It may be of interest that the D&D troll was inspired by Poul Anderson's book Three Hearts and Three Lions (e.g., the book is explicitly referenced in Gygax's proto-D&D game, Chainmail Fantasy, in 1972). Part of the action there is that the troll goes down and tricks the protagonists, no one knowing about their regeneration ability before then. From Chapter 22:
... The troll went on his face, Papillon [the warhorse] reared to his full
terrifying height and came down again. The troll's head was shattered.
"Merciful heaven," gasped Carahue. He crossed himself. Turning to
Holger, he called gaily, "That wasn't too bad, though, was it?"

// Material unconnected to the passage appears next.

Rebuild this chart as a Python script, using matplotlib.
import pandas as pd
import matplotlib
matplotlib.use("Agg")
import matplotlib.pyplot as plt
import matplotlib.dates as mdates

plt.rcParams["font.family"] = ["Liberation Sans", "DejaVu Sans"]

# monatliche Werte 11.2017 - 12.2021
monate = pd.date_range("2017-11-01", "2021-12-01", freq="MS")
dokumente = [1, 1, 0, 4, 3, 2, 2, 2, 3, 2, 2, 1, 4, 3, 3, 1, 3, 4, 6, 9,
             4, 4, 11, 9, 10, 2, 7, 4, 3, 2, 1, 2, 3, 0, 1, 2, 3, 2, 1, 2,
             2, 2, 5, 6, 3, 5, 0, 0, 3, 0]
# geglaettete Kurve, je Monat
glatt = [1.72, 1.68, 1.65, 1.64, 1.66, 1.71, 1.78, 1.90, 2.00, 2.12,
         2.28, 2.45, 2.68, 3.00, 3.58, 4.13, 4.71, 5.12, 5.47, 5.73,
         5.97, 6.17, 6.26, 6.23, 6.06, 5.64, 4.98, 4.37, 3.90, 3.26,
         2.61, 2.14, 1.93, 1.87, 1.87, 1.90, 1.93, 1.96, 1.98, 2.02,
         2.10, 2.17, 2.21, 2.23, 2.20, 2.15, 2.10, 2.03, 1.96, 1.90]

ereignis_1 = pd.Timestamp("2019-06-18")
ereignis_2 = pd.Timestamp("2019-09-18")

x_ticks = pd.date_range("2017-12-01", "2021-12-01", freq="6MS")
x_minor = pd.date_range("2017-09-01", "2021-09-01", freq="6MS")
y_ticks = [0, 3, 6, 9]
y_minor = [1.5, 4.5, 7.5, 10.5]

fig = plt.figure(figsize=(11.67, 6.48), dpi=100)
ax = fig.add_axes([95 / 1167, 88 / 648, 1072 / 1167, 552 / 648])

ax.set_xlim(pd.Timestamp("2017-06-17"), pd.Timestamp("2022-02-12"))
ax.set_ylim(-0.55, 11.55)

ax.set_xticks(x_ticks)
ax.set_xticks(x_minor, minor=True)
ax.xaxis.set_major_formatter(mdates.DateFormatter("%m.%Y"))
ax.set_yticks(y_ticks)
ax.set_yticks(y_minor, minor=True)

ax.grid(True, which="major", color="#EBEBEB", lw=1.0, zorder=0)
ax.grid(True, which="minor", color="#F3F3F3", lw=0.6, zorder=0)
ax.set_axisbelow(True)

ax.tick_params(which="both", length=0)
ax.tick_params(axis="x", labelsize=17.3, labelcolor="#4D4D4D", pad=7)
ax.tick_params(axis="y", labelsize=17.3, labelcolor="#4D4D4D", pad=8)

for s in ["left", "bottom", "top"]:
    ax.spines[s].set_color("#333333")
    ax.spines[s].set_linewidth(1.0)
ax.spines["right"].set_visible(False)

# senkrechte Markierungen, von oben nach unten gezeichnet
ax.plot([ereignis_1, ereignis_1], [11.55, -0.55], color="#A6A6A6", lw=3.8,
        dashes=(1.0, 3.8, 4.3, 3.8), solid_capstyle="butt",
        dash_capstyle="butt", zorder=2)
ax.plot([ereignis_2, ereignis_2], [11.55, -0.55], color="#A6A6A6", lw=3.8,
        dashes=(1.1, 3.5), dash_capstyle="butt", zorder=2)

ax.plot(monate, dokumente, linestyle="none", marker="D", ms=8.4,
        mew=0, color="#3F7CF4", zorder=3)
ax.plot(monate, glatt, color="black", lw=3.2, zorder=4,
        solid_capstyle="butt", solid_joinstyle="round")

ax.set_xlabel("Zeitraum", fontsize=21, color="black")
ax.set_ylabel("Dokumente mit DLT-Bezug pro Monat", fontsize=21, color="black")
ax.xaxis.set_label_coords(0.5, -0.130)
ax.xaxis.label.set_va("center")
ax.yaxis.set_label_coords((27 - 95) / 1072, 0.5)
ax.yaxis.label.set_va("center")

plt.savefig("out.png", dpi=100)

Holger looked at his own caved-in shield. "No," he said in a rueful
mood. "Except for my own performance."
The mare still shivered, but had calmed enough for Alianora to stroke
her neck. "Come, let's gang on oot," said Hugi. "The fetor here's like
a melt ma nase."
Holger nodded. "Shouldn't be far -- Jesu Kriste!"
Like a huge green spider, the troll's severed hand ran on its fingers.
Across the mounded floor, up onto a log with one taloned forefinger to
hook it over the bark, down again it scrambled, until it found the cut
wrist. And there it grew fast. The troll's smashed head seethed and
knit together. He clambered back on his feet and grinned at them...
Three Hearts and Three Lions* arguably has the densest ratio of D&D idiom-inspirations, page-for-page, of any classic pulp book I know. It also set the blueprint for D&D-style paladins, holy swords, fighter/wizard elves, swanmays, rustic Scottish-speaking dwarves, lycanthropes, alignment system, certain spells and magic items, etc., etc. (More on my blog.) Highly recommended reading for D&D players of any edition.
Likewise, the 1988 AD&D Pool of Radiance computer game handles trolls at 0 hit points by removing them from the board (so there's no way to interact with them), and only bringing them back once they've entirely healed back up to maximum -- which is quite terrifying to deal with as a player. Modern DMs can weigh if they want this "play possum" trick in their toolkit or not.